Jami Carr, Kittson Central’s activities director, said NFHS approached the school last year and the board approved the system prior to the basketball season. Lancaster signed on to the system this year, said Drew Kjono, Lancaster activities director. Dual cameras are installed in the high school and elementary gymnasiums in Hallock, and the cameras are installed in Lancaster’s west gym and the east gym. The cameras follow the action on the court and coverage is seamless.
While the equipment didn’t cost either school a dime, installation was about $2,500. For those who want to watch high school sports, there is a subscription fee, either annually or per month.
Eventually, each school will also receive a certain percentage of all subscriptions, Carr said.

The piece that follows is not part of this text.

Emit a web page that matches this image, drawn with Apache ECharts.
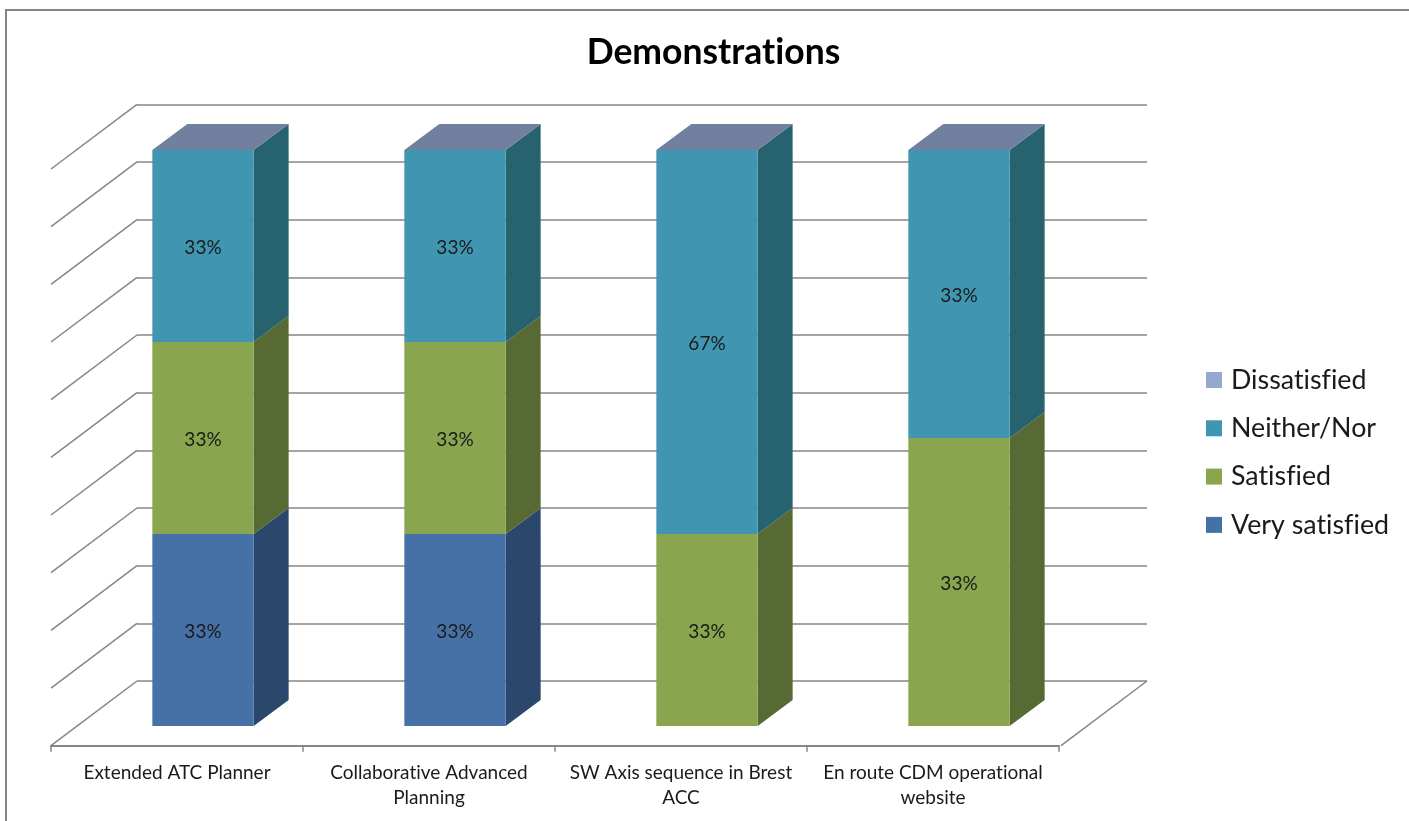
<!DOCTYPE html>
<html>
<head>
<meta charset="utf-8">
<style>html,body{margin:0;padding:0;background:#fff;overflow:hidden}#c{width:1409px;height:821px}</style>
<script src="https://cdn.jsdelivr.net/npm/echarts@6/dist/echarts.min.js"></script>
</head>
<body>
<div id="c"></div>
<script>
const titleText = 'Demonstrations';
const categories = ['Extended ATC Planner', 'Collaborative Advanced\nPlanning', 'SW Axis sequence in Brest\nACC', 'En route CDM operational\nwebsite'];
const yTicks = [0, 10, 20, 30, 40, 50, 60, 70, 80, 90, 100];

const verySatisfied = [33.33, 33.33, 0, 0];
const satisfied = [33.33, 33.33, 33.33, 50];
const neitherNor = [33.33, 33.33, 66.67, 50];
const dissatisfied = [0, 0, 0, 0];

const verySatisfiedLabels = ['33%', '33%', '', ''];
const satisfiedLabels = ['33%', '33%', '33%', '33%'];
const neitherNorLabels = ['33%', '33%', '67%', '33%'];
const dissatisfiedLabels = ['', '', '', ''];

const FONT = 'Lato, "Open Sans", sans-serif';
const GRIDLINE = '#868686';
const BACK = {left: 137, top: 104.3, width: 1010, height: 576.7};
const FRONT = {left: 51, top: 169, width: 1008, height: 576.7};
const BARS = {left: 77, top: 150, width: 1008, height: 576};
const DEPTH = {dx: 35, dy: -26};

const stackDefs = [
  {name: 'Very satisfied', values: verySatisfied, labels: verySatisfiedLabels, color: '#4571a6', side: '#2b486c'},
  {name: 'Satisfied', values: satisfied, labels: satisfiedLabels, color: '#89a54e', side: '#586a33'},
  {name: 'Neither/Nor', values: neitherNor, labels: neitherNorLabels, color: '#4096b1', side: '#27626f'},
  {name: 'Dissatisfied', values: dissatisfied, labels: dissatisfiedLabels, color: '#95a8cf', side: '#5f6d88', top: '#71809e'}
];

const running = categories.map(() => 0);
const barSeries = stackDefs.map(def => {
  const data = def.values.map((v, i) => {
    const base = running[i];
    running[i] += v;
    return [i, base, base + v];
  });
  return {
    type: 'custom', name: def.name, xAxisIndex: 2, yAxisIndex: 2, z: 5,
    itemStyle: {color: def.color}, silent: true,
    encode: {x: 0, y: [1, 2]},
    data,
    renderItem(params, api) {
      const i = api.value(0), lo = api.value(1), hi = api.value(2);
      const a = api.coord([i, lo]), b = api.coord([i, hi]);
      const w = api.size([1, 0])[0] * 0.402;
      const x0 = a[0] - w / 2, x1 = a[0] + w / 2;
      const {dx, dy} = DEPTH;
      const kids = [];
      if (hi > lo) {
        kids.push({type: 'polygon', shape: {points: [[x1, a[1]], [x1 + dx, a[1] + dy], [x1 + dx, b[1] + dy], [x1, b[1]]]}, style: {fill: def.side}});
        kids.push({type: 'rect', shape: {x: x0, y: b[1], width: w, height: a[1] - b[1]}, style: {fill: def.color}});
      }
      if (def.top) {
        kids.push({type: 'polygon', shape: {points: [[x0, b[1]], [x1, b[1]], [x1 + dx, b[1] + dy], [x0 + dx, b[1] + dy]]}, style: {fill: def.top}});
      }
      const label = def.labels[i];
      if (label) {
        kids.push({type: 'text', z2: 10, style: {text: label, x: a[0], y: (a[1] + b[1]) / 2 + 1.5, align: 'center', verticalAlign: 'middle', font: '19px ' + FONT, fill: '#1a1a1a'}});
      }
      return {type: 'group', children: kids};
    }
  };
});

const wallSeries = {
  type: 'custom', xAxisIndex: 0, yAxisIndex: 0, silent: true, z: 2,
  encode: {x: 0, y: 1},
  data: yTicks.map(v => [0, v]).concat([[1, 0]]),
  renderItem(params, api) {
    const p = api.coord([api.value(0), api.value(1)]);
    return {type: 'line',
      shape: {x1: p[0], y1: p[1], x2: p[0] + FRONT.left - BACK.left, y2: p[1] + FRONT.top - BACK.top},
      style: {stroke: GRIDLINE, lineWidth: 1.5}};
  }
};

const option = {
  animation: false,
  backgroundColor: '#fff',
  title: {text: titleText, left: 713.5, top: 35, textAlign: 'center', padding: 0,
    textStyle: {fontFamily: FONT, fontWeight: 'bold', fontSize: 35.5, color: '#000'}},
  legend: {
    orient: 'vertical', left: 1206, top: 366, padding: 0, itemWidth: 16, itemHeight: 16, itemGap: 20.3, icon: 'rect',
    data: ['Dissatisfied', 'Neither/Nor', 'Satisfied', 'Very satisfied'],
    selectedMode: false,
    textStyle: {fontFamily: FONT, fontSize: 26.8, lineHeight: 28, color: '#1a1a1a', padding: [0, 0, 0, 4]}
  },
  grid: [
    {left: BACK.left, top: BACK.top, width: BACK.width, height: BACK.height},
    {left: FRONT.left, top: FRONT.top, width: FRONT.width, height: FRONT.height},
    {left: BARS.left, top: BARS.top, width: BARS.width, height: BARS.height}
  ],
  xAxis: [
    {gridIndex: 0, type: 'value', min: 0, max: 1, show: false},
    {gridIndex: 1, type: 'category', data: categories, boundaryGap: true,
      axisLine: {show: true, lineStyle: {color: GRIDLINE, width: 2}},
      axisTick: {show: true, length: 6, lineStyle: {color: GRIDLINE, width: 1.5}},
      axisLabel: {interval: 0, margin: 15, fontFamily: FONT, fontSize: 19, lineHeight: 25, color: '#1a1a1a'}},
    {gridIndex: 2, type: 'category', data: categories, show: false}
  ],
  yAxis: [
    {gridIndex: 0, type: 'value', min: 0, max: 100, interval: 10,
      axisLine: {show: false}, axisTick: {show: false}, axisLabel: {show: false},
      splitLine: {show: true, lineStyle: {color: GRIDLINE, width: 1.5, type: 'solid'}}},
    {gridIndex: 1, type: 'value', min: 0, max: 100, show: false, splitLine: {show: false}},
    {gridIndex: 2, type: 'value', min: 0, max: 100, show: false, splitLine: {show: false}}
  ],
  graphic: [
    {type: 'polyline', silent: true, shape: {points: [[6, 821], [6, 10], [1409, 10]]},
      style: {stroke: GRIDLINE, lineWidth: 2, fill: null}}
  ],
  series: [wallSeries].concat(barSeries)
};

const chart = echarts.init(document.getElementById('c'), null, {renderer: 'canvas'});
chart.setOption(option);
// The reference font has no fi/ti ligatures: switch them off on the drawing canvas, then draw again.
chart.getDom().querySelectorAll('canvas').forEach(cv => {
  cv.getContext('2d').textRendering = 'optimizeSpeed';
});
chart.setOption(option, true);
</script>
</body>
</html>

“They (NFHS) at least want to recover the cost of their equipment so they’ll get all the subscription fees for the first three to four years,” Carr said. “Then we start getting a percentage back because they also acknowledge that it could have affected our ticket sales.”
This system allows anyone who wants to watch the Bearcats play volleyball and basketball to watch from the comfort of their own home. It’s perfect for grandparents who don’t want to or can’t go out in the cold, or live far away, or perhaps snowbirds, Carr said. And the feedback from subscribers has been positive. Parents of student athletes say they’ve set up the system for grandparents and it has worked very well.
Football is not streamed as each school only has a few home games. And the hockey program chose last year to install the Live Barn streaming system.
The NFHS system is fully automated — Carr and Anneliese Johnson upload the sports schedules or send it to the network and they input the information.
“Then it automatically turns on the cameras 15 minutes before the start of an event,” she said.
Carr estimates about half of the schools in the region have signed on with the NFHS Network, which allows subscribers to watch home games as well as several of the away games.
Cameras in both gymnasiums allows Kittson Central to stream volleyball tournaments, but also junior varsity and varsity games.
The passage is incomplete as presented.